## Stored items
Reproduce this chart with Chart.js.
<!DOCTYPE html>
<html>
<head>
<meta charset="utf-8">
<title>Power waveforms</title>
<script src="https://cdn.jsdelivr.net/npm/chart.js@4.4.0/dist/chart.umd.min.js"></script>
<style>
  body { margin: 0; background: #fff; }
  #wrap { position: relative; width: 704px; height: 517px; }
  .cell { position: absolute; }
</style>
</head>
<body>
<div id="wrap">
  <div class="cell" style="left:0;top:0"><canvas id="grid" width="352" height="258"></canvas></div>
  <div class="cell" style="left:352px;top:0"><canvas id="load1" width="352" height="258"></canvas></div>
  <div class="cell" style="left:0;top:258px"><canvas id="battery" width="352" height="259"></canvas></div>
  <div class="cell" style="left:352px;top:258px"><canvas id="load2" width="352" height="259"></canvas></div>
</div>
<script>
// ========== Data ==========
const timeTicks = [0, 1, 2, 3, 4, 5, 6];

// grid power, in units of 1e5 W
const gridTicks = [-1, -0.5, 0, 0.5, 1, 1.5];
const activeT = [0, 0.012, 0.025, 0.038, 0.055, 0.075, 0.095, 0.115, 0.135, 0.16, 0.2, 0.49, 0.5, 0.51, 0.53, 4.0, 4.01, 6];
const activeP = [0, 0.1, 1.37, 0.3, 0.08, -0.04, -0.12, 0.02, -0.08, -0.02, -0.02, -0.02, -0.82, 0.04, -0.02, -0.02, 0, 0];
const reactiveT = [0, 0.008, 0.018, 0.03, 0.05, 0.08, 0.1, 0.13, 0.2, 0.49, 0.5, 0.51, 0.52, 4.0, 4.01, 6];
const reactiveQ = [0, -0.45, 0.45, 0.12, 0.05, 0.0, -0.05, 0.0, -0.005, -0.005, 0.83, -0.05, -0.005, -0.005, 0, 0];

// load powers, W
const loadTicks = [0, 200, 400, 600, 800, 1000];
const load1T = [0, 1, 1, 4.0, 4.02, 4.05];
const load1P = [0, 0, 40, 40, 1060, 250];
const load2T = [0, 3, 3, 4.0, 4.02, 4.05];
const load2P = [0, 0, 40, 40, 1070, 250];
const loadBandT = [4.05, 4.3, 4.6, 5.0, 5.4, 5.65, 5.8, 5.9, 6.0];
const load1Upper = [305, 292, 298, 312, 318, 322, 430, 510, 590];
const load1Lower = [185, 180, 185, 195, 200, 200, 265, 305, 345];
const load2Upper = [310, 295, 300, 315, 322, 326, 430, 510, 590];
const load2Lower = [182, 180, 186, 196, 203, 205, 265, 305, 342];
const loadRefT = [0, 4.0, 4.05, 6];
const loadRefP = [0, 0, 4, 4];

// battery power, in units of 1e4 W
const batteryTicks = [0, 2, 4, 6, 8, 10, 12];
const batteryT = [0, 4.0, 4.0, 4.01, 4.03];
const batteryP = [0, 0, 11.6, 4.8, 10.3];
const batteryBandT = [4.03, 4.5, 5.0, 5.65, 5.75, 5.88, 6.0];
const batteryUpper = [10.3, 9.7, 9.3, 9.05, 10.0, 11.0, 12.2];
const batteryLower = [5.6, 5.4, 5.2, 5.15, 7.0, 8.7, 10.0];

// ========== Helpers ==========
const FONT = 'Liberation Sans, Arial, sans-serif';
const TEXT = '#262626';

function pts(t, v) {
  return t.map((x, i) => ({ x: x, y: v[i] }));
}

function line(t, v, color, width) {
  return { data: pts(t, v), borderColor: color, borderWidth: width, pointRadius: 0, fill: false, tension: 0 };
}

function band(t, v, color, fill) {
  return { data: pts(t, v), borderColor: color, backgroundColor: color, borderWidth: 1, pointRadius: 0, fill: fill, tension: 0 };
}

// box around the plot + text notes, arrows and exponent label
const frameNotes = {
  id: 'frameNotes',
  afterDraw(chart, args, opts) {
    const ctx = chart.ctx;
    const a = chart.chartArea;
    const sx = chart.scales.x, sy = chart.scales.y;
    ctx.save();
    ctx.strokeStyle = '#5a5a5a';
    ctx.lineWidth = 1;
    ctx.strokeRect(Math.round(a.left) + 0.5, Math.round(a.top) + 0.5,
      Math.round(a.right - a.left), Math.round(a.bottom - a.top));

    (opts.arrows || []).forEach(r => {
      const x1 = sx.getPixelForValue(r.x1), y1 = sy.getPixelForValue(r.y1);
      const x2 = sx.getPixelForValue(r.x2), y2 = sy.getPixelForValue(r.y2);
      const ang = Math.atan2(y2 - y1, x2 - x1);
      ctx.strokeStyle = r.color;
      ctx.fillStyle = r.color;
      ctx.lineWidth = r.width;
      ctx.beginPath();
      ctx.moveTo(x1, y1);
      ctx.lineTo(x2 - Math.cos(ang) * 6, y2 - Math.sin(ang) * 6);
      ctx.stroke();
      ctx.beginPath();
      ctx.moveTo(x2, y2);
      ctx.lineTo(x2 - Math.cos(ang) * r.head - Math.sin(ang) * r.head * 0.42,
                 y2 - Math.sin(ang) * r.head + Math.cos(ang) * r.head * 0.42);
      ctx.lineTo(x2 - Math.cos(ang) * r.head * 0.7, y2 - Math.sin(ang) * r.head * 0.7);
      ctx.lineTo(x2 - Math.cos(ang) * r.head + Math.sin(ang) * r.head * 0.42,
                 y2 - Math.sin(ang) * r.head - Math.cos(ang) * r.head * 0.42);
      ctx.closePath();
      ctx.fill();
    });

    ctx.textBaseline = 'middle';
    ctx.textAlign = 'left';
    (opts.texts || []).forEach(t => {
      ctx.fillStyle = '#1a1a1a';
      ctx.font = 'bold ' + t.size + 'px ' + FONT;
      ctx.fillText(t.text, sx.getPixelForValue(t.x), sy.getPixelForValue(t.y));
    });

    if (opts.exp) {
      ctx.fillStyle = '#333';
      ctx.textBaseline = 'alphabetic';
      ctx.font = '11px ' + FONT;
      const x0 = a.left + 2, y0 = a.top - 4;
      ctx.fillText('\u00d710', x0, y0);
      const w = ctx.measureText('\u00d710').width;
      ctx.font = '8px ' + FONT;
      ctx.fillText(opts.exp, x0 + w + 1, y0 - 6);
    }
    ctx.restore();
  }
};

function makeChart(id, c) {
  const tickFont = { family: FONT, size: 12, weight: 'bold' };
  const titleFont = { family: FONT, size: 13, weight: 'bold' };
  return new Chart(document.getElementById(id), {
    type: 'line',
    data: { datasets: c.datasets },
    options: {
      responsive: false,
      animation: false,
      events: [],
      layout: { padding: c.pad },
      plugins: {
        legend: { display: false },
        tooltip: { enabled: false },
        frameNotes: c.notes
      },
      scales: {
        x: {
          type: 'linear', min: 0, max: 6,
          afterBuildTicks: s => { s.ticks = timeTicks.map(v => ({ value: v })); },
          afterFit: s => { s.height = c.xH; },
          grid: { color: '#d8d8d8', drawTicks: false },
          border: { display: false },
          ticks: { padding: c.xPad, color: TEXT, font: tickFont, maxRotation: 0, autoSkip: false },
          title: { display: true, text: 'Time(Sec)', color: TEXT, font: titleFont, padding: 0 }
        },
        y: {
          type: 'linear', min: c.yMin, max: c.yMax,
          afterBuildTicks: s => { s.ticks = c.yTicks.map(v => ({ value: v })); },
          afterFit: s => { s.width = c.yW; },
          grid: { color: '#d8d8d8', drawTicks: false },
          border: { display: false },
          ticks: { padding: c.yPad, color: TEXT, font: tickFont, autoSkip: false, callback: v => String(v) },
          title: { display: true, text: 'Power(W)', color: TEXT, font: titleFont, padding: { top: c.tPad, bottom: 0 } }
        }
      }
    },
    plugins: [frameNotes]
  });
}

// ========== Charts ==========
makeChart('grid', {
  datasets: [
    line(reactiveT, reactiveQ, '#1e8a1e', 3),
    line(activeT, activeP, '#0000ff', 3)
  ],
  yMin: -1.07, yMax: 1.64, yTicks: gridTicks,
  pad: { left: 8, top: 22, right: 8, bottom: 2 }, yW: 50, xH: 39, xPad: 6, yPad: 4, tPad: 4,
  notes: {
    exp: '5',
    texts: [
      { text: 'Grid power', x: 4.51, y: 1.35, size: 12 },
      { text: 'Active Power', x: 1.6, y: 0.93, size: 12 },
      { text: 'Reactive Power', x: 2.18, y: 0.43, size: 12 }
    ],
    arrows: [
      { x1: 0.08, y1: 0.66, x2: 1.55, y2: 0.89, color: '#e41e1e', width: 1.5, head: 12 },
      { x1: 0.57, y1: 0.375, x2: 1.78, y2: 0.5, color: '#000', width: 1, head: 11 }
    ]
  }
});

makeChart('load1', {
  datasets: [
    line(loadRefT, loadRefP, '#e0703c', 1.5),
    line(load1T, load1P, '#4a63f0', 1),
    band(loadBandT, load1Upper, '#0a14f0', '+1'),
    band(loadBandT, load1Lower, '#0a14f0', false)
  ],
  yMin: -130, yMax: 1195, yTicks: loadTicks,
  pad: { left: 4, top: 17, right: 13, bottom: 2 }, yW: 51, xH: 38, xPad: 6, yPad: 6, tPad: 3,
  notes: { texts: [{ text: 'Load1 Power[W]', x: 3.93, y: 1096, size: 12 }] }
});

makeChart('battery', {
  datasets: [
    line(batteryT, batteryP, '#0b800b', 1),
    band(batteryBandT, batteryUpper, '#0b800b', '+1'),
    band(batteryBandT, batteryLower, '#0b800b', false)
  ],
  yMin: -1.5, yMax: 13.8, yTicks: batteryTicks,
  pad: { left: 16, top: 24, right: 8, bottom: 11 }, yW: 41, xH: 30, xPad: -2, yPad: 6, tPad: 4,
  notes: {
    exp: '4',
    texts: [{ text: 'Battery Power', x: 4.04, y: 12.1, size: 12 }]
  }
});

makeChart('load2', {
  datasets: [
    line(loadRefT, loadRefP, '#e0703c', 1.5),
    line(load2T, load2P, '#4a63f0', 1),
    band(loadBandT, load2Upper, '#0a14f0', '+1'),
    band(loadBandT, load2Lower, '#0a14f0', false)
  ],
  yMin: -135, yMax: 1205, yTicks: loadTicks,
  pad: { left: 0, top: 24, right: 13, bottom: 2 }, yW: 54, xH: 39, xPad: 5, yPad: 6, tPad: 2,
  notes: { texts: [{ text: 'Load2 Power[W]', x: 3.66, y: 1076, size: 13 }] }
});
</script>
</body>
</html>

---

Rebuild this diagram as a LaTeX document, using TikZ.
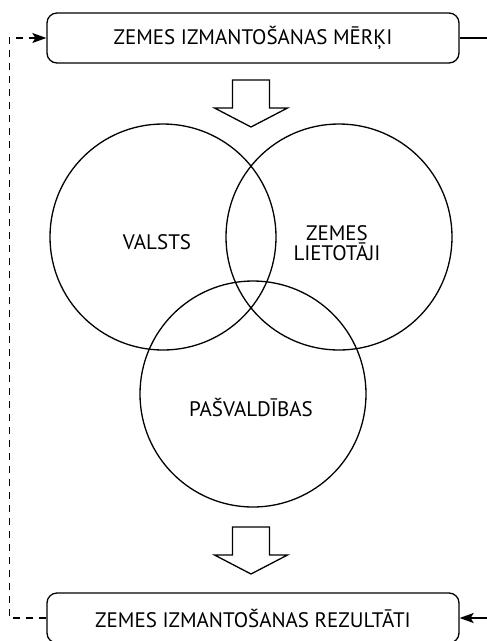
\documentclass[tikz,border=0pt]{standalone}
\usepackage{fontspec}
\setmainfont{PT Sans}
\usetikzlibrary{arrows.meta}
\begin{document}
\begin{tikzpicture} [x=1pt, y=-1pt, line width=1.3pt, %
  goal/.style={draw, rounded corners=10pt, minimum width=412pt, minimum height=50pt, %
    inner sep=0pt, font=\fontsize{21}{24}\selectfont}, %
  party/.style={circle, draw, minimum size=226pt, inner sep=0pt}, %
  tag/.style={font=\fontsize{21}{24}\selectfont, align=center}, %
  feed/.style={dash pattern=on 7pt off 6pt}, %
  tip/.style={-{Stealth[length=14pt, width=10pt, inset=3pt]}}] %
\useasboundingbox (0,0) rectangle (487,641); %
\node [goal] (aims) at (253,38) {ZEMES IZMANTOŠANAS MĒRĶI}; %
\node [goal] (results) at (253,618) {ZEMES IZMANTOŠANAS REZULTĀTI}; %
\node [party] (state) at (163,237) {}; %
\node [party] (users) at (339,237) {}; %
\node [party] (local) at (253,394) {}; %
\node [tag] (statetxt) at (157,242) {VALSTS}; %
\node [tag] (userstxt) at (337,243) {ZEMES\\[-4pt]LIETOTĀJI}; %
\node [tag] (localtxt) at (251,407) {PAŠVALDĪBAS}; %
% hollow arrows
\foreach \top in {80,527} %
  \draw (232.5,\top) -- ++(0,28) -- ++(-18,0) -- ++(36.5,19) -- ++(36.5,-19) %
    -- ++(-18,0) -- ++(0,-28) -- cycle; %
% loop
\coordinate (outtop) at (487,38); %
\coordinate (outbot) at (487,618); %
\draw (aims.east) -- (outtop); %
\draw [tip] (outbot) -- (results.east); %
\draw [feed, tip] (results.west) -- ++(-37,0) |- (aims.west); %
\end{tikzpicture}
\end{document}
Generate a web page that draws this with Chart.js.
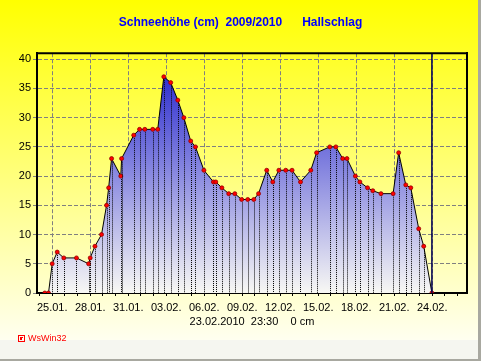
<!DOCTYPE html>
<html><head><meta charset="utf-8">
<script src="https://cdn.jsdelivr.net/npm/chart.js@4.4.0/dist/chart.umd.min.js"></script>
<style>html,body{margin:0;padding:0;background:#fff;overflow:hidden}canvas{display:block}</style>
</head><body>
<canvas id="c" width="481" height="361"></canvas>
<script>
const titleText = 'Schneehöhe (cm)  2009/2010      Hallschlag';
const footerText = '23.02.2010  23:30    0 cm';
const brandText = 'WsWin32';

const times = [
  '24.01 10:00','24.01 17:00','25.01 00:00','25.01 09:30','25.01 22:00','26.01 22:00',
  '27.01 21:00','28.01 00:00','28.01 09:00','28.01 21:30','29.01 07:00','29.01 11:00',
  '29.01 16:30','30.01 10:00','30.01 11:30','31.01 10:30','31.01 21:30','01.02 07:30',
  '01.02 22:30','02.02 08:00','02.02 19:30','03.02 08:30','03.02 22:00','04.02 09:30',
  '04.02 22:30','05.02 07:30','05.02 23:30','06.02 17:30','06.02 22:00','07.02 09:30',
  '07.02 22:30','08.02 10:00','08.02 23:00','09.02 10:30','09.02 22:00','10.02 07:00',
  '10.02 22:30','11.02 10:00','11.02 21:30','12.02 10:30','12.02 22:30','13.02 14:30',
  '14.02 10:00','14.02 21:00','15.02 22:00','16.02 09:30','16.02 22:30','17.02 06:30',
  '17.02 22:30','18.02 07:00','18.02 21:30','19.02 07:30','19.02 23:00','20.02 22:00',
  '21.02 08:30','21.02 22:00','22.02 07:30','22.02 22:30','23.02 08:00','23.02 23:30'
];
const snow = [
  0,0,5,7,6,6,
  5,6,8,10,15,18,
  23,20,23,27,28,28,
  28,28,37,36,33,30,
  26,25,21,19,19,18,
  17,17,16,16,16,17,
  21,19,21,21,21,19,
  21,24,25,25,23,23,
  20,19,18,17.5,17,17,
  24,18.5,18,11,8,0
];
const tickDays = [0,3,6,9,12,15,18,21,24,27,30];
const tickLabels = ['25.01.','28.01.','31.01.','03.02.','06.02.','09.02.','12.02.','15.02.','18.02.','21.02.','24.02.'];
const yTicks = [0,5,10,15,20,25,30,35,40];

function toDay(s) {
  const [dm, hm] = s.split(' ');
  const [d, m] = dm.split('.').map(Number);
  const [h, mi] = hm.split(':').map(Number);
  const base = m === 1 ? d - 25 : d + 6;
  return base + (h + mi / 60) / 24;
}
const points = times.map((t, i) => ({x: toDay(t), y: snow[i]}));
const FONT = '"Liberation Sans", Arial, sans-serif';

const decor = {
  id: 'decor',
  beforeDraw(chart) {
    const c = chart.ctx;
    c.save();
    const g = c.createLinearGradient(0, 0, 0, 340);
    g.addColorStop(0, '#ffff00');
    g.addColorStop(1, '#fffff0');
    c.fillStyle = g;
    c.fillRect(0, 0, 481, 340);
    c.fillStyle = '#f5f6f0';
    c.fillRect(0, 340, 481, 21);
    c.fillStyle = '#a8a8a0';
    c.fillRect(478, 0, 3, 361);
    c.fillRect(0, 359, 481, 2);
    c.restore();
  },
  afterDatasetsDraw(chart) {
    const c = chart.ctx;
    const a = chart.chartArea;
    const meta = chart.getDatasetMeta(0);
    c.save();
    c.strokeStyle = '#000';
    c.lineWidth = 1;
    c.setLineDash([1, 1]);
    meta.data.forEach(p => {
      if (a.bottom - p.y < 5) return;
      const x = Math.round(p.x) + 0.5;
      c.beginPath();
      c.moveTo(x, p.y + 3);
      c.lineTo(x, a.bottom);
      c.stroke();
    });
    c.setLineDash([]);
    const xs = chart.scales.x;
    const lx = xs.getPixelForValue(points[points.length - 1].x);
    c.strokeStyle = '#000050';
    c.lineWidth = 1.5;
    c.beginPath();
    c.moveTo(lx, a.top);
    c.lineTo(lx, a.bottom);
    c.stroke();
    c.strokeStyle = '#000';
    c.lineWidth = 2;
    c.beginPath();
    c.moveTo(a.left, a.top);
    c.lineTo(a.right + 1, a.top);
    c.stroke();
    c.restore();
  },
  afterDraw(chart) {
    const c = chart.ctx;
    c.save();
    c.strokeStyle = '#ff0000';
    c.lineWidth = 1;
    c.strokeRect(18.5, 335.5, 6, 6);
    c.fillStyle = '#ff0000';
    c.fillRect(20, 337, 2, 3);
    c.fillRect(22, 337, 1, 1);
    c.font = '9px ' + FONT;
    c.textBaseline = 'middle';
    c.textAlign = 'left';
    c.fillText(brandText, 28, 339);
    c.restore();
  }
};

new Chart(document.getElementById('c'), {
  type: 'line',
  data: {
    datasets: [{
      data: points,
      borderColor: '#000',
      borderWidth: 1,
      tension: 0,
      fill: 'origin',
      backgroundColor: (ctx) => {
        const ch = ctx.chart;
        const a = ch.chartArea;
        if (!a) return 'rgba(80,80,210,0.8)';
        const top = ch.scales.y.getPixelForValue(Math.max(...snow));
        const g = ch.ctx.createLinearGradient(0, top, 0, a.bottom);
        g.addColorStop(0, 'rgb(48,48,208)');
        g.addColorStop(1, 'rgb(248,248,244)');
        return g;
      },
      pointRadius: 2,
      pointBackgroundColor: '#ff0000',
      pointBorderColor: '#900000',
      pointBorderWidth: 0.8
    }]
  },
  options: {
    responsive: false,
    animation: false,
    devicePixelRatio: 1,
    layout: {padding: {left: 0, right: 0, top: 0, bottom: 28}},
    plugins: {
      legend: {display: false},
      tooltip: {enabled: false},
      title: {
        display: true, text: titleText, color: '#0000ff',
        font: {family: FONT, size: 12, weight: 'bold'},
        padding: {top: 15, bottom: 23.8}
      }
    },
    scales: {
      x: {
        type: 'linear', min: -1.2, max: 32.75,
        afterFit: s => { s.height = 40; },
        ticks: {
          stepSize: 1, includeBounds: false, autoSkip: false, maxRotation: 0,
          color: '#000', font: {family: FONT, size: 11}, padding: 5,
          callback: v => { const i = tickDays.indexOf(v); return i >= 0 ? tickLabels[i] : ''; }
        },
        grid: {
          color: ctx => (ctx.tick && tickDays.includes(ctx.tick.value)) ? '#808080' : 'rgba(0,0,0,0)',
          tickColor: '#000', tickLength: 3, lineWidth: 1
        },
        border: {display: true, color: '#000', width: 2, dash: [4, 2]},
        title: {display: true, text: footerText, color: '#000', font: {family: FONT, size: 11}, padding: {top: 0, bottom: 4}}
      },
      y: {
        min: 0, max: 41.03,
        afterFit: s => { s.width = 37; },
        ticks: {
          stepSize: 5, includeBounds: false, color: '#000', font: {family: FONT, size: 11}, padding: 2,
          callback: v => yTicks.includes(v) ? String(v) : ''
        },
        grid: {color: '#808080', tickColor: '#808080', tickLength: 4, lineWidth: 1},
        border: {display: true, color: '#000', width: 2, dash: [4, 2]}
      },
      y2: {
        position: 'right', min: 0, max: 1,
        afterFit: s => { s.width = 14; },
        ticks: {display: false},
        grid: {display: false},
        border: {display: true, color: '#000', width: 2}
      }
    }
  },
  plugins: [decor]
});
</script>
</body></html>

...

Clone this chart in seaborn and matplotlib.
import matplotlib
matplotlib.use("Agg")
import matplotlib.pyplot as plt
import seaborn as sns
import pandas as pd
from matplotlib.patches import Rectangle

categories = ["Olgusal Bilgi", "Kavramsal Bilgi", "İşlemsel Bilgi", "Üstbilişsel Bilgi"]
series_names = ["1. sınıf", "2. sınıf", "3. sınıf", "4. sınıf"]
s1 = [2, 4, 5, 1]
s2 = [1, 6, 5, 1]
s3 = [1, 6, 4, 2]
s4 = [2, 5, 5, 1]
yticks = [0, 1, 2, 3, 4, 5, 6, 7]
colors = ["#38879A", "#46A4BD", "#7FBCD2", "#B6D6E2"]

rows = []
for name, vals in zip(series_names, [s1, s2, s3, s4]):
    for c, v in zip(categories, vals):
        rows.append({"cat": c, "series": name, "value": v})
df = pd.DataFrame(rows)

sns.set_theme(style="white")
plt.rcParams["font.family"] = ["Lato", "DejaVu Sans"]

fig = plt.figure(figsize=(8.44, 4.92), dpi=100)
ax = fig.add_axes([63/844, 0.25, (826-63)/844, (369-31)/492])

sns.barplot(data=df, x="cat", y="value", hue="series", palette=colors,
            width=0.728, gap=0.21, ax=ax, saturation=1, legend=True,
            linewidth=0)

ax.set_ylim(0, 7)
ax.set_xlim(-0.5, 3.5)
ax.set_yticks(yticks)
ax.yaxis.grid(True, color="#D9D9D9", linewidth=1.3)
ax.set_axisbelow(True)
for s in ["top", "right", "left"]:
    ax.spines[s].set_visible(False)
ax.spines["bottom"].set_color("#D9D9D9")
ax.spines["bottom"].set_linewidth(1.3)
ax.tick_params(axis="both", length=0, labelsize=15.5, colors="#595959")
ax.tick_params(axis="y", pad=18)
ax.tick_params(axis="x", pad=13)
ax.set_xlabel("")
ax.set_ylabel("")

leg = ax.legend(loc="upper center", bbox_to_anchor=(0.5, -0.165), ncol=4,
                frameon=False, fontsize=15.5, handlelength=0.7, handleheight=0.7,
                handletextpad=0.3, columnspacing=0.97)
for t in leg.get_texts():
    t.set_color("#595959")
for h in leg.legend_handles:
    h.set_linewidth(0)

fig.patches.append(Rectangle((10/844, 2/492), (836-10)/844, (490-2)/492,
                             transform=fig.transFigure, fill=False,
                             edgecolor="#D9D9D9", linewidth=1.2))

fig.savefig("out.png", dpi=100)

## Exercise goal
Retype verbatim the lines that run from the line containing "Reproduce this chart with Chart.js." to the line containing "-0.005, 0, 0];", both inclusive, and no others.

## Exercise output
Reproduce this chart with Chart.js.
<!DOCTYPE html>
<html>
<head>
<meta charset="utf-8">
<title>Power waveforms</title>
<script src="https://cdn.jsdelivr.net/npm/chart.js@4.4.0/dist/chart.umd.min.js"></script>
<style>
  body { margin: 0; background: #fff; }
  #wrap { position: relative; width: 704px; height: 517px; }
  .cell { position: absolute; }
</style>
</head>
<body>
<div id="wrap">
  <div class="cell" style="left:0;top:0"><canvas id="grid" width="352" height="258"></canvas></div>
  <div class="cell" style="left:352px;top:0"><canvas id="load1" width="352" height="258"></canvas></div>
  <div class="cell" style="left:0;top:258px"><canvas id="battery" width="352" height="259"></canvas></div>
  <div class="cell" style="left:352px;top:258px"><canvas id="load2" width="352" height="259"></canvas></div>
</div>
<script>
// ========== Data ==========
const timeTicks = [0, 1, 2, 3, 4, 5, 6];

// grid power, in units of 1e5 W
const gridTicks = [-1, -0.5, 0, 0.5, 1, 1.5];
const activeT = [0, 0.012, 0.025, 0.038, 0.055, 0.075, 0.095, 0.115, 0.135, 0.16, 0.2, 0.49, 0.5, 0.51, 0.53, 4.0, 4.01, 6];
const activeP = [0, 0.1, 1.37, 0.3, 0.08, -0.04, -0.12, 0.02, -0.08, -0.02, -0.02, -0.02, -0.82, 0.04, -0.02, -0.02, 0, 0];
const reactiveT = [0, 0.008, 0.018, 0.03, 0.05, 0.08, 0.1, 0.13, 0.2, 0.49, 0.5, 0.51, 0.52, 4.0, 4.01, 6];
const reactiveQ = [0, -0.45, 0.45, 0.12, 0.05, 0.0, -0.05, 0.0, -0.005, -0.005, 0.83, -0.05, -0.005, -0.005, 0, 0];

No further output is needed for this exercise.